### SOURCE DATA
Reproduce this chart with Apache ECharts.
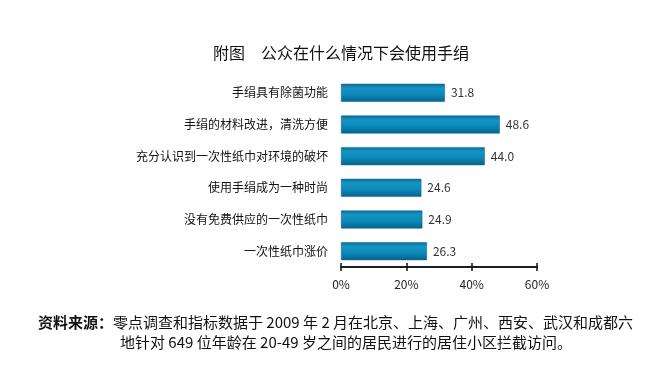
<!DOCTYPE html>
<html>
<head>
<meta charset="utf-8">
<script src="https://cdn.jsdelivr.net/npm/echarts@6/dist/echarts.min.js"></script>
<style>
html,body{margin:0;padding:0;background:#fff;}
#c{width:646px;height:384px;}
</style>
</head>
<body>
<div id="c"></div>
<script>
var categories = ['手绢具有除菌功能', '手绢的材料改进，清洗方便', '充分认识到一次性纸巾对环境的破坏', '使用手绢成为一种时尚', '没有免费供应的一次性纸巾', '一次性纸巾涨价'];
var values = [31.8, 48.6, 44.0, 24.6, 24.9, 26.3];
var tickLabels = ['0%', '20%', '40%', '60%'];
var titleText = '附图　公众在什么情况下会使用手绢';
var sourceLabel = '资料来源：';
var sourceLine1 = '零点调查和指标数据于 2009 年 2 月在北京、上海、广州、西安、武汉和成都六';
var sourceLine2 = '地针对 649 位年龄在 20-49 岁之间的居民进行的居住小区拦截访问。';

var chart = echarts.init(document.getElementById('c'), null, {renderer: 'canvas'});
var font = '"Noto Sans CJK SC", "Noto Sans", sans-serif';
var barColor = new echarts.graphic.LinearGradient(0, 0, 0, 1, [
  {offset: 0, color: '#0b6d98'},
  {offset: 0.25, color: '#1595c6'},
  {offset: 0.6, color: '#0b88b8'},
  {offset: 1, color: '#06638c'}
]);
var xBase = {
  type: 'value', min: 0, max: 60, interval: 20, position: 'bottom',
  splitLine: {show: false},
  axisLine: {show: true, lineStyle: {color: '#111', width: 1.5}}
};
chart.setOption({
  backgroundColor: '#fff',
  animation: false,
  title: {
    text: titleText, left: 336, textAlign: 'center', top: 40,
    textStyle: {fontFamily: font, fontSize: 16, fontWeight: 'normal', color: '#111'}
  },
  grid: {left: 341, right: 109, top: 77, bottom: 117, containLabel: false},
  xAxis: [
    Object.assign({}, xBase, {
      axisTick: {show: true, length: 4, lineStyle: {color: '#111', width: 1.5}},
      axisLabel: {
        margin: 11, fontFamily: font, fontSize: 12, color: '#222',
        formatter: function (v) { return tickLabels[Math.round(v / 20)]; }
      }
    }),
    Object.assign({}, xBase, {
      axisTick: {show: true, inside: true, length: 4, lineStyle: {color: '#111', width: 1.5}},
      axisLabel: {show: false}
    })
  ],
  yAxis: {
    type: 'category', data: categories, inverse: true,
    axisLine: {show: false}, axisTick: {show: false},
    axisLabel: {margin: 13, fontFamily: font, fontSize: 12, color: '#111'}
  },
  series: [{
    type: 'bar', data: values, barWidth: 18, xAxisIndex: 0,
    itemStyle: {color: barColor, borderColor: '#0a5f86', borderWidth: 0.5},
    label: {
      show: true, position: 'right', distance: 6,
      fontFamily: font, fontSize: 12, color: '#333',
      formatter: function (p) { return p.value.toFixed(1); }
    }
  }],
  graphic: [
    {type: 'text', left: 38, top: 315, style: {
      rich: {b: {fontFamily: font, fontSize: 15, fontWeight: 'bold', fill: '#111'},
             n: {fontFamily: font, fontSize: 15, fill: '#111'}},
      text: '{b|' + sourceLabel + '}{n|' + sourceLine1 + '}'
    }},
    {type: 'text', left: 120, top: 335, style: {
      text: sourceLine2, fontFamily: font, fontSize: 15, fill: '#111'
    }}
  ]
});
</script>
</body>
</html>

...

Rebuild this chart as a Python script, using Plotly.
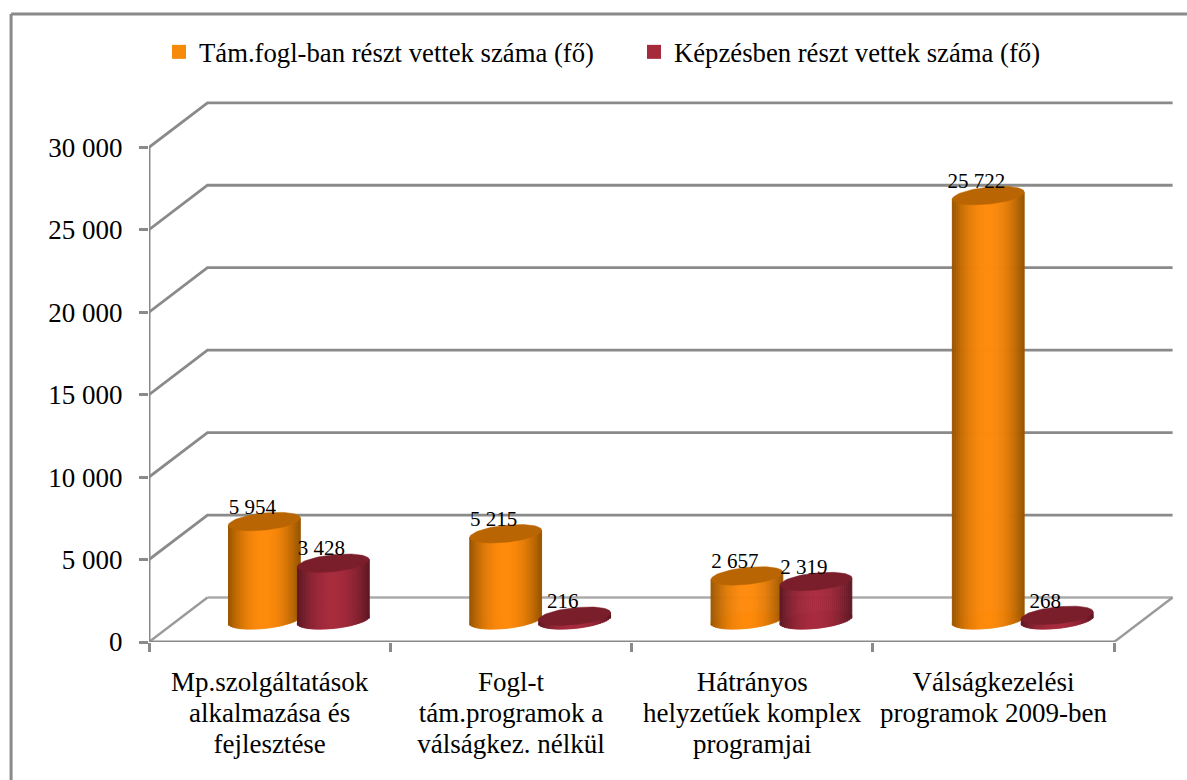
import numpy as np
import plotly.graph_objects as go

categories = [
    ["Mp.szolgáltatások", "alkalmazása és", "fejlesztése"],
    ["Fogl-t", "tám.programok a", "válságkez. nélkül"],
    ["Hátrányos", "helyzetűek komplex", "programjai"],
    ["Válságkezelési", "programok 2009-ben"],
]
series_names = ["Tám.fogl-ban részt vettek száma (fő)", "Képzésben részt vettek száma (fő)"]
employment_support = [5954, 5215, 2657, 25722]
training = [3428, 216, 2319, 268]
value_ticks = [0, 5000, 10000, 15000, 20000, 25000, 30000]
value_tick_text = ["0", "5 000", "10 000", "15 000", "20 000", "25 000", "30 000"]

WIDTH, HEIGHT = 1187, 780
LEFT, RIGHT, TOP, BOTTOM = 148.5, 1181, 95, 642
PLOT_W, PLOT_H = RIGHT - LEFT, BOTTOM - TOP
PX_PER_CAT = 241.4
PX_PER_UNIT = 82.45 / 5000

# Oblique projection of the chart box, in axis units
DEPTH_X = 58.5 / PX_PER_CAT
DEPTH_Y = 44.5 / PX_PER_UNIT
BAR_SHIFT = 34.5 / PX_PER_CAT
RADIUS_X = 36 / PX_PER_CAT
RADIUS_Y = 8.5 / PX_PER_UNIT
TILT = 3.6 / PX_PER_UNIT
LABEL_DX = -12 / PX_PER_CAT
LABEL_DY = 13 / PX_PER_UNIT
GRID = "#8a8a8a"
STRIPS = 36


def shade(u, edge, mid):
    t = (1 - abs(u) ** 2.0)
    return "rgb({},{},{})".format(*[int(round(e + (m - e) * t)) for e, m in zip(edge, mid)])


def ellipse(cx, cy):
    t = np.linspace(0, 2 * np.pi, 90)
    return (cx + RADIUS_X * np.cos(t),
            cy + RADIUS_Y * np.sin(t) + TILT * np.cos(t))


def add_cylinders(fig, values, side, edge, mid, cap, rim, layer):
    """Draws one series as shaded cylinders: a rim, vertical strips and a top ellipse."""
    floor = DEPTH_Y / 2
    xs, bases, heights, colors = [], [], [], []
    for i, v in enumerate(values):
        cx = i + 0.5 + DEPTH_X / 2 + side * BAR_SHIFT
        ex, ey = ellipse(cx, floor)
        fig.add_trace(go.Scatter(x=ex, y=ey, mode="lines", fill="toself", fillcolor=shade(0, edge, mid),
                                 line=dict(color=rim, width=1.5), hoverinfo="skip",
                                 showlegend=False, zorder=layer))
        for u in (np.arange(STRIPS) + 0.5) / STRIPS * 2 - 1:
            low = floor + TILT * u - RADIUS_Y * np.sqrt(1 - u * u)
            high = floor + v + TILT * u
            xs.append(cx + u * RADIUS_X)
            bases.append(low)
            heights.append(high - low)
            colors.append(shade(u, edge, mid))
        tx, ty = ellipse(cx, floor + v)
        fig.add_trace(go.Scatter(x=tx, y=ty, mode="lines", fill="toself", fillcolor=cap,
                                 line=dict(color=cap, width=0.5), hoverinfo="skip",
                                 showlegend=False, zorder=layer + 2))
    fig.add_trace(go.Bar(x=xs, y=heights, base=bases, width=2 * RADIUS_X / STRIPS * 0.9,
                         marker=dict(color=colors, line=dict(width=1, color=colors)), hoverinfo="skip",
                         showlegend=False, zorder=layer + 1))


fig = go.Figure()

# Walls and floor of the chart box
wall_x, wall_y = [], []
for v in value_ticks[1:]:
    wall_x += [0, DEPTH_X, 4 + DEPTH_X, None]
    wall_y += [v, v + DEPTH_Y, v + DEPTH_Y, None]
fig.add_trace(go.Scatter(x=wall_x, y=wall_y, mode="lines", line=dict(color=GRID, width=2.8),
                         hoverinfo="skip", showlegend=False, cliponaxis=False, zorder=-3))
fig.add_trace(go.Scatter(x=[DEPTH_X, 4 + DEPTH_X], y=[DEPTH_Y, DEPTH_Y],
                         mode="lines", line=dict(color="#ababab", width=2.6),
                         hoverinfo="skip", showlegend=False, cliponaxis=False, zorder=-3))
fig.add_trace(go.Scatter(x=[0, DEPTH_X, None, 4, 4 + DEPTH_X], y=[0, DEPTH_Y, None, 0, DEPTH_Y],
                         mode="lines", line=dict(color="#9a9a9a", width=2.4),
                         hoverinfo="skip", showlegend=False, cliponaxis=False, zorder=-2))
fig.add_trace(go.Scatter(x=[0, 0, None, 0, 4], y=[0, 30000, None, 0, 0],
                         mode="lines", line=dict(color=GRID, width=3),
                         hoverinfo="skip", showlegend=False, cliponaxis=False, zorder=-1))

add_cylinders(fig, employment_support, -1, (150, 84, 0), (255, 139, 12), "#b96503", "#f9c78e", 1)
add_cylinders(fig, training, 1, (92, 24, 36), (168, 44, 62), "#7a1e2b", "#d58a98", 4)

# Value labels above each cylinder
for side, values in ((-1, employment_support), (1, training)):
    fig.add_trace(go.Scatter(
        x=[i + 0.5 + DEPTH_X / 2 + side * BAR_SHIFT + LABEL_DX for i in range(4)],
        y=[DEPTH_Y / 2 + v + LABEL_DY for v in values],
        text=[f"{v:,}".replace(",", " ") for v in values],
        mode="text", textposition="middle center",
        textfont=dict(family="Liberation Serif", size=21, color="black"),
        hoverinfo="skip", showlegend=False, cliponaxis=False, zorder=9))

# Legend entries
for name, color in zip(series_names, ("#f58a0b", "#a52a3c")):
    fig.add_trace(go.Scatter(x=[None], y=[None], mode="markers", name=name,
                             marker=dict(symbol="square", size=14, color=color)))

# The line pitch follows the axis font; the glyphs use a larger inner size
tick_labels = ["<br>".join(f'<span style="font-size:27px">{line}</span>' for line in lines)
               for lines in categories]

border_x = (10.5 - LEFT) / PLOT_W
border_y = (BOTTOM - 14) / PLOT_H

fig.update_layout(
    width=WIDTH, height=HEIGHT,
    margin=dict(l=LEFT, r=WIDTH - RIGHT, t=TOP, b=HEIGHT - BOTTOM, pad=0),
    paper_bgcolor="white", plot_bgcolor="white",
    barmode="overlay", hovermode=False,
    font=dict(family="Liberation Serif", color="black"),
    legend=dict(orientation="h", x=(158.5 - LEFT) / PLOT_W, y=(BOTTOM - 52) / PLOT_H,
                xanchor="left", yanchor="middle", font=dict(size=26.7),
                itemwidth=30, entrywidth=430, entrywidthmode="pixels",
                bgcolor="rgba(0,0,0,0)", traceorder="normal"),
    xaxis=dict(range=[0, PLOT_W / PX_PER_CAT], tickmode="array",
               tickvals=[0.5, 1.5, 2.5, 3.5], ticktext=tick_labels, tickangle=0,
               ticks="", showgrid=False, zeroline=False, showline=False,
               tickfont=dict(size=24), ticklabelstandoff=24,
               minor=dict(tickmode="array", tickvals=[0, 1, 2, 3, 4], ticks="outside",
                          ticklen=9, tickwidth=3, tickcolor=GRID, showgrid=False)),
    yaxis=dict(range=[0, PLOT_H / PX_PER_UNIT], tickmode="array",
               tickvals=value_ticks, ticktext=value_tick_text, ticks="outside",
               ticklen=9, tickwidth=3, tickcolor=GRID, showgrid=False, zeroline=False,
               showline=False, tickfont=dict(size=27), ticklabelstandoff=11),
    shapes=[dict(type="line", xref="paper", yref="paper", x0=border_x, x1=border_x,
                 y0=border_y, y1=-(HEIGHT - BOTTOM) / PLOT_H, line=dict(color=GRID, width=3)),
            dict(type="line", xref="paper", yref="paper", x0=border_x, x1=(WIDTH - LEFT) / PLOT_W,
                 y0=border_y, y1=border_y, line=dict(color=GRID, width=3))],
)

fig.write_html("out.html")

* * *

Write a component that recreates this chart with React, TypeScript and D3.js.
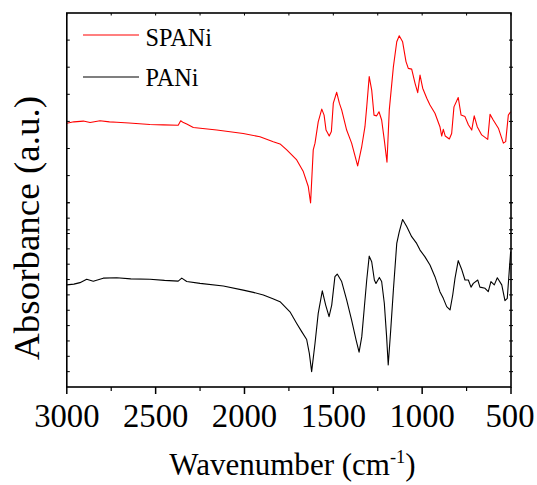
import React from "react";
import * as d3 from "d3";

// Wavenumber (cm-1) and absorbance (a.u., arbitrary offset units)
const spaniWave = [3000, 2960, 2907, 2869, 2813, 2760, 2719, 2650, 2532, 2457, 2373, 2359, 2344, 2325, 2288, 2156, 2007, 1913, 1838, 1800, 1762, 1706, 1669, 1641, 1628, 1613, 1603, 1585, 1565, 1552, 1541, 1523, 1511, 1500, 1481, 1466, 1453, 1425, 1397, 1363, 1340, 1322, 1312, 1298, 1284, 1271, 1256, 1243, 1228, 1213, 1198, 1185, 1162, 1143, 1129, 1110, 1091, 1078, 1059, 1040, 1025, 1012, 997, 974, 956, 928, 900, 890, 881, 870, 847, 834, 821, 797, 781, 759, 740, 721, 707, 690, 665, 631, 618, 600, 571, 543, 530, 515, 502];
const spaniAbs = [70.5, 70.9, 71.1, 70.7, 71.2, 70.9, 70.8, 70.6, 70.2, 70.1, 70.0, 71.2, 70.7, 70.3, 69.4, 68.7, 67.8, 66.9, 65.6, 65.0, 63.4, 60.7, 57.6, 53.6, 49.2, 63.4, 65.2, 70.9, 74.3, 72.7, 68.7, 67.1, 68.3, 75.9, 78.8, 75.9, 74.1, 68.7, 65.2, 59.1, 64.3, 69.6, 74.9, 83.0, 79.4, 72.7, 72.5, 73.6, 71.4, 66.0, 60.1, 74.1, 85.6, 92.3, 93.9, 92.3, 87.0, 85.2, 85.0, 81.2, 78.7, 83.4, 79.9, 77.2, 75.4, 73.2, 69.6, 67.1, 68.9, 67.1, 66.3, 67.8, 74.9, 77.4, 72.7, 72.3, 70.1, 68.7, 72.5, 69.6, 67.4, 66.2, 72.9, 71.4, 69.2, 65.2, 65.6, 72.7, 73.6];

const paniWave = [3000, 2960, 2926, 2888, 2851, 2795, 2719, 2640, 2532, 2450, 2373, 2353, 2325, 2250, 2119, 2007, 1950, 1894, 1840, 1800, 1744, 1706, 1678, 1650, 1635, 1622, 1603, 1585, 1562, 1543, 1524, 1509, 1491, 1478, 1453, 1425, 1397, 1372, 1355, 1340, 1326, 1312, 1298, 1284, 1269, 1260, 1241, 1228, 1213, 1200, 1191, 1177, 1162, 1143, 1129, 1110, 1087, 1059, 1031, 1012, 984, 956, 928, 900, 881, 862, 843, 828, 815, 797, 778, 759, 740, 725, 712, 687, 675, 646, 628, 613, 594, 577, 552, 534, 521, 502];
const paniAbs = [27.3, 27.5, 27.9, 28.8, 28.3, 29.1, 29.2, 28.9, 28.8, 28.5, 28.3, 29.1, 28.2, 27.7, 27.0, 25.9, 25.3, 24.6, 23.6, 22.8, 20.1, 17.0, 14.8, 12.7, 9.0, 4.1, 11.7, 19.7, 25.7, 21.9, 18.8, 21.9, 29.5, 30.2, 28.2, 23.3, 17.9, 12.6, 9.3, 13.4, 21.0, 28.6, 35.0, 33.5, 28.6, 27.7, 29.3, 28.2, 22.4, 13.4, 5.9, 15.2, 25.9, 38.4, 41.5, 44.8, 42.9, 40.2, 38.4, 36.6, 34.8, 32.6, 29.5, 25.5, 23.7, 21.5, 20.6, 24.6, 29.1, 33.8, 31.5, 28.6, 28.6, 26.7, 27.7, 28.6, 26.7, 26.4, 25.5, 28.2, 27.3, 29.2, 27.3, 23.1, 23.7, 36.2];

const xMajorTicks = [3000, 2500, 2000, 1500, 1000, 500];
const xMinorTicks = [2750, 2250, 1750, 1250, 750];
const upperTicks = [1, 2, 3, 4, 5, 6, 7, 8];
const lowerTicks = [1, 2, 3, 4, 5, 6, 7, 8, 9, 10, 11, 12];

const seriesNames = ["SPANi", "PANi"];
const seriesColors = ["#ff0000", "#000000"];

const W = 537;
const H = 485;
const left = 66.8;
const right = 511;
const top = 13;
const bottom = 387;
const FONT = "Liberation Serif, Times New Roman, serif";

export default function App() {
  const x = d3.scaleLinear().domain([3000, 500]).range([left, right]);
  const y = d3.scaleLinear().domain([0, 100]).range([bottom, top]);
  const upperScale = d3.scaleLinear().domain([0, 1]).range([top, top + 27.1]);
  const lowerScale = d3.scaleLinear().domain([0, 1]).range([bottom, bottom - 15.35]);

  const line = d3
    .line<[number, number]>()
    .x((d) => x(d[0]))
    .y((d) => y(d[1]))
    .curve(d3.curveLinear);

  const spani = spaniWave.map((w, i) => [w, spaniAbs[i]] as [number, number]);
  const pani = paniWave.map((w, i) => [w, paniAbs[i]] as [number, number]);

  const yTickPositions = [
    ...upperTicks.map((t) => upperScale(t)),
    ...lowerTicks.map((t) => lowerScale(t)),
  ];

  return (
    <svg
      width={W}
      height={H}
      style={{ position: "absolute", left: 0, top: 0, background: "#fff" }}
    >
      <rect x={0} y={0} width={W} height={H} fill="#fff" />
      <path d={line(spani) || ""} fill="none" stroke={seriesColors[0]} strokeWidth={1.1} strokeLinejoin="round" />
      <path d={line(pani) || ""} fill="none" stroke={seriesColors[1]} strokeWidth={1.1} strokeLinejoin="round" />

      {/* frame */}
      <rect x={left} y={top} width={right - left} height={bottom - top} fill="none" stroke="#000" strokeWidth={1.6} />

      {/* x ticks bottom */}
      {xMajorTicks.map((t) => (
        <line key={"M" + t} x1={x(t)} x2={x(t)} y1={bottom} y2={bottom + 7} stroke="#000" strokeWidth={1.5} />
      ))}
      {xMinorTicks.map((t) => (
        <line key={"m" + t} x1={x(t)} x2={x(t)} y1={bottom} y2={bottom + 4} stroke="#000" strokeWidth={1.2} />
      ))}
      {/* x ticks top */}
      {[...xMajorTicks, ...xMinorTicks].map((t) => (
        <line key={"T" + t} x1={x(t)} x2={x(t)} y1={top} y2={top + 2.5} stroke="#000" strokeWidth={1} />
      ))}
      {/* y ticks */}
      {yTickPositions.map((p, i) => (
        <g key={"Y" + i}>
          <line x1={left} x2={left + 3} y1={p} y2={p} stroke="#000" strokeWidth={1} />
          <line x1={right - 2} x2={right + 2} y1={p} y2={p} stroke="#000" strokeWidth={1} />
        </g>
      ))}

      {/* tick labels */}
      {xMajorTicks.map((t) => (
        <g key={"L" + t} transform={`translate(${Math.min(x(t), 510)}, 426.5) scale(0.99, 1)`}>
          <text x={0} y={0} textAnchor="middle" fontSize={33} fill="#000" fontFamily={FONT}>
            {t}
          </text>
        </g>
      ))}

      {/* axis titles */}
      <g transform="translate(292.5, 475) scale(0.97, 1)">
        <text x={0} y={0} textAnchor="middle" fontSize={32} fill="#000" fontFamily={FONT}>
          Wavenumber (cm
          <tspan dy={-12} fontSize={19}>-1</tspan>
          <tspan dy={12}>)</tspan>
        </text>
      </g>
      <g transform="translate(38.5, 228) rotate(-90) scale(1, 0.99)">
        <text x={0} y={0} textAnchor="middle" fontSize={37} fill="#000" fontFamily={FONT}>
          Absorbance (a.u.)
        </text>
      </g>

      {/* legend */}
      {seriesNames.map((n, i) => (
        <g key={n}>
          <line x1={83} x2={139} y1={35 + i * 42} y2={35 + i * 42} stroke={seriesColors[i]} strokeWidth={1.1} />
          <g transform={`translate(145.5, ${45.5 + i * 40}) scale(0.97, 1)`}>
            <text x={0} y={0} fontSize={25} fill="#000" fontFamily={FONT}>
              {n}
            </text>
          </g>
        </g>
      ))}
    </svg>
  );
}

### WRITTEN PROBLEM
Go to the line containing "Write a component" and copy exactly from there through the line containing "import * as", both included, and nothing more. Pictures are excluded.

### RESPONSE TO THE EXERCISE
Write a component that recreates this chart with React, TypeScript and D3.js.
import React from "react";
import * as d3 from "d3";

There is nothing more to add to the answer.